Memory Hierarchy and cache

4 minute read

Virtual memory

This extends the notes over here // These are a series of notes write ups for anyones refernece as a summary.

Virtual memory is a technique of being able to logically address a larger amount of memory that is physically present in the system. This can be useful for multiple reasons, including hiding the actual location of the memory (page file on HDD) and also allowing programs to be able to have their own mapping of addresses independant of the hardware.

It allows physical ram to allocated in discontinious blocks, so that the hardware can be better utilized.

While performing this, it is still transparent to your application where in the physical memory that data might be located. This means that in your code you can access a large contigious block of memory, but in hardware that block may be made up of many smaller contigious blocks.

This is then further used by allowing multiple programs to share blocks, this works provided they are reading from this area of memory but it can help avoid loading duplicate data into memory.

Design

In part one cache was defined to split the provided address into both a block address (the lower bits) and a tag which is the higher bits of the address. Virtual memory expands on this notation, but packing extra bits at the beginning of the address, these can be used to hold the extra information to makethese addresses mappable to the physical address.

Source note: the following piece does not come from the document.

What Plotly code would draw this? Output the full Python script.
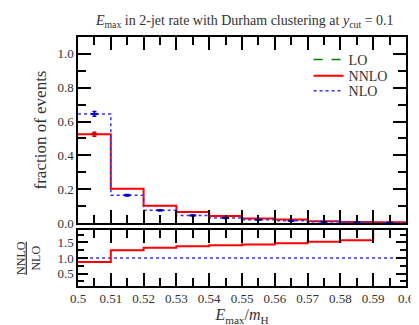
import plotly.graph_objects as go

# ---- data ----
bin_edges = [0.50, 0.51, 0.52, 0.53, 0.54, 0.55, 0.56, 0.57, 0.58, 0.59, 0.60]
lo_vals = [1.0, None, None, None, None, None, None, None, None, None]
nnlo_vals = [0.525, 0.203, 0.102, 0.065, 0.042, 0.027, 0.020, 0.011, 0.006, 0.004]
nnlo_err = [0.012, 0.004, 0.003, 0.002, 0.002, 0.002, 0.001, 0.001, 0.001, 0.001]
nlo_vals = [0.645, 0.164, 0.075, 0.045, 0.030, 0.019, 0.013, 0.007, 0.004, 0.002]
nlo_err = [0.014, 0.004, 0.003, 0.003, 0.003, 0.002, 0.002, 0.001, 0.001, 0.001]
ratio_vals = [0.87, 1.25, 1.33, 1.38, 1.41, 1.43, 1.47, 1.52, 1.57, 2.5]
nlo_ratio = [1.0] * 10
x_ticks = [0.5, 0.51, 0.52, 0.53, 0.54, 0.55, 0.56, 0.57, 0.58, 0.59, 0.6]
x_tick_labels = ["0.5", "0.51", "0.52", "0.53", "0.54", "0.55", "0.56", "0.57", "0.58", "0.59", "0.6"]
y_ticks = [0.0, 0.2, 0.4, 0.6, 0.8, 1.0]
ratio_ticks = [0.5, 1.0, 1.5]

centers = [(a + b) / 2 for a, b in zip(bin_edges[:-1], bin_edges[1:])]

def step(vals):
    return vals + [vals[-1]]

FONT = "'Liberation Serif', 'DejaVu Serif', serif"
RED = "#ff0000"
BLUE = "#3333ff"
GREEN = "#008000"
TXT = "#333333"

fig = go.Figure()

fig.add_trace(go.Scatter(x=bin_edges, y=step(lo_vals), mode="lines", line_shape="hv",
                         line=dict(color=GREEN, width=1.6, dash="dash"), name="LO",
                         xaxis="x", yaxis="y", connectgaps=False, legend="legend"))
fig.add_trace(go.Scatter(x=bin_edges, y=step(nnlo_vals), mode="lines", line_shape="hv",
                         line=dict(color=RED, width=2), name="NNLO", xaxis="x", yaxis="y", legend="legend2"))
fig.add_trace(go.Scatter(x=bin_edges, y=step(nlo_vals), mode="lines", line_shape="hv",
                         line=dict(color=BLUE, width=1.5, dash="dot"), name="NLO", xaxis="x", yaxis="y",
                         legend="legend3"))
# error bars
fig.add_trace(go.Scatter(x=centers, y=nlo_vals, mode="markers", showlegend=False,
                         marker=dict(symbol="line-ew-open", size=5, color="#0000cc", line=dict(width=2, color="#0000cc")),
                         error_y=dict(type="data", array=nlo_err, color="#0000cc", thickness=1.5, width=2),
                         xaxis="x", yaxis="y"))
fig.add_trace(go.Scatter(x=centers[:1], y=nnlo_vals[:1], mode="markers", showlegend=False,
                         marker=dict(symbol="line-ew-open", size=5, color="#cc0000", line=dict(width=2, color="#cc0000")),
                         error_y=dict(type="data", array=nnlo_err[:1], color="#cc0000", thickness=1.5, width=2),
                         xaxis="x", yaxis="y"))

# ratio panel
fig.add_trace(go.Scatter(x=bin_edges, y=step(nlo_ratio), mode="lines", line_shape="hv",
                         line=dict(color=BLUE, width=1.5, dash="dot"), showlegend=False, xaxis="x2", yaxis="y2"))
fig.add_trace(go.Scatter(x=bin_edges, y=step(ratio_vals), mode="lines", line_shape="hv",
                         line=dict(color=RED, width=2), showlegend=False, xaxis="x2", yaxis="y2"))

def ax(**kw):
    d = dict(showline=True, linecolor="rgb(0,0,0)", linewidth=1.5, mirror="ticks", ticks="inside",
             tickcolor="rgb(0,0,0)", tickwidth=2, zeroline=False, showgrid=False,
             layer="above traces")
    d.update(kw)
    return d

def minor(dt, ln):
    return dict(dtick=dt, ticklen=ln, tickcolor="rgb(0,0,0)", tickwidth=2, ticks="inside")

def leg(yc):
    return dict(x=0.703, xanchor="left", y=yc, yanchor="middle", bgcolor="rgba(0,0,0,0)",
                font=dict(family=FONT, size=14, color=TXT), itemwidth=30)

fig.update_layout(
    width=419, height=325,
    margin=dict(l=70, r=15, t=29, b=47),
    paper_bgcolor="white", plot_bgcolor="white",
    font=dict(family=FONT, size=13, color=TXT),
    title=dict(text="<i>E</i><sub>max</sub> in 2-jet rate with Durham clustering at <i>y</i><sub>cut</sub> = 0.1",
               x=0.565, xanchor="center", y=0.962, yanchor="middle", font=dict(family=FONT, size=14, color=TXT)),
    xaxis=ax(domain=[0, 1], range=[0.5, 0.6], anchor="y", showticklabels=False,
             tickvals=x_ticks, ticklen=13, minor=minor(0.005, 8)),
    yaxis=ax(domain=[0.253, 1], range=[0, 1.1], anchor="x", tickvals=y_ticks,
             tickformat=".1f", ticklen=13, minor=minor(0.1, 8),
             title=dict(text="fraction of events", font=dict(family=FONT, size=17, color=TXT), standoff=6)),
    xaxis2=ax(domain=[0, 1], range=[0.5, 0.6], anchor="y2", tickvals=x_ticks, ticktext=x_tick_labels,
              ticklen=13, minor=minor(0.005, 8),
              title=dict(text="<i>E</i><sub>max</sub>/<i>m</i><sub>H</sub>", font=dict(family=FONT, size=16, color=TXT), standoff=2)),
    yaxis2=ax(domain=[0, 0.225], range=[0.1, 1.9], anchor="x2", tickvals=ratio_ticks,
              tickformat=".1f", ticklen=10, minor=minor(0.25, 6)),
    legend=leg(0.908),
    legend2=leg(0.843),
    legend3=leg(0.783),
)

fig.add_annotation(text="<u>NNLO</u><br>NLO", textangle=-90, xref="paper", yref="paper",
                   x=-0.15, y=0.112, xanchor="center", yanchor="middle", showarrow=False,
                   font=dict(family=FONT, size=12, color=TXT))

fig.write_html("out.html")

For example for a 32-bit hardware address, it virtual memory will split this into a virtual page number with the upper 20 bits, and a page offset with the lower 12 bits. In this example it means that pages are 2^12 bytes in size.

The Virtual Page Number is used to index into a page table that stores the mapping from the virtual address to the corresponding physicaly address of the page that backs that data.

TLB ( Translation Look-aside Buffer)

This is a smaller cache that buffers the translation from a virtual address to the main physical memory address, this stores a small subsection of the translations the same as a main system cache. If an entry is not found in this cache, it needs to be checked if its a cache miss or a page fault. If its a page fault (ie invalid decoding) an exception is raised to the host processor. If its just a TLB miss, then the full address is looked up in the main page table.

A miss can be a very high cost, sometimes into the realm of hundreds of clock cycles for the resolution, or even longer in the case of multiple level page tables.

The requested table is no longer available (such as being paged from ram to hard disk) then a page fault is raised and the host OS can handle this to retrieve this and cause the program to wait. (The OS can schedule other programs in the mean time).

Because the cost of a page fault is so high, it is almost always a fully associative cache, meaning that any entry can be mapped to any location in the cache.

Page table size and layout

On a 32-bit system, the page table can be quite large, and consume a significant portion of system ram. on a 64-bit system it becomes completely impractical.

One possible solution to this issue would be to increase the page size (and proportionally reduce the size of the page table). The Intel IT32 offers 4MB page size for this reason.

Another alternative would be to use a hashtable to store the information, but this can come with a significant runtime computation cost without extensive hardware support.

Windows and UNIX instead use a third option, multi-level page tables. These are a set of tables that work with pointers to sub tables to resolve the address. When a virtual address is passed through, the main table resolves the first few bits, and then the entry stored under that tag is a new memory address for the next table. This can continue for as many tables as desired.

Memory Protection

Virual memory also has another essential function; placing a barrier between the running processes and the rest of the system (other programms and the OS).

This is implimented using flags for the privledge of the running code and also the memory in the system.

Additional flags can be used to represent if the memory is read only or if it can be written to.

PAE (Physical Address Extension)

PAE was brought up by Intel as a recyxling of an old idea from the Apple IIe, where your OS may only use 32 bits for its address space, but your system can hold more than this.

Intel has worked around this by keeping the 4GB limitation for each program, but by having the page table expand with an extra layer to hide the 64bit hardware addresses.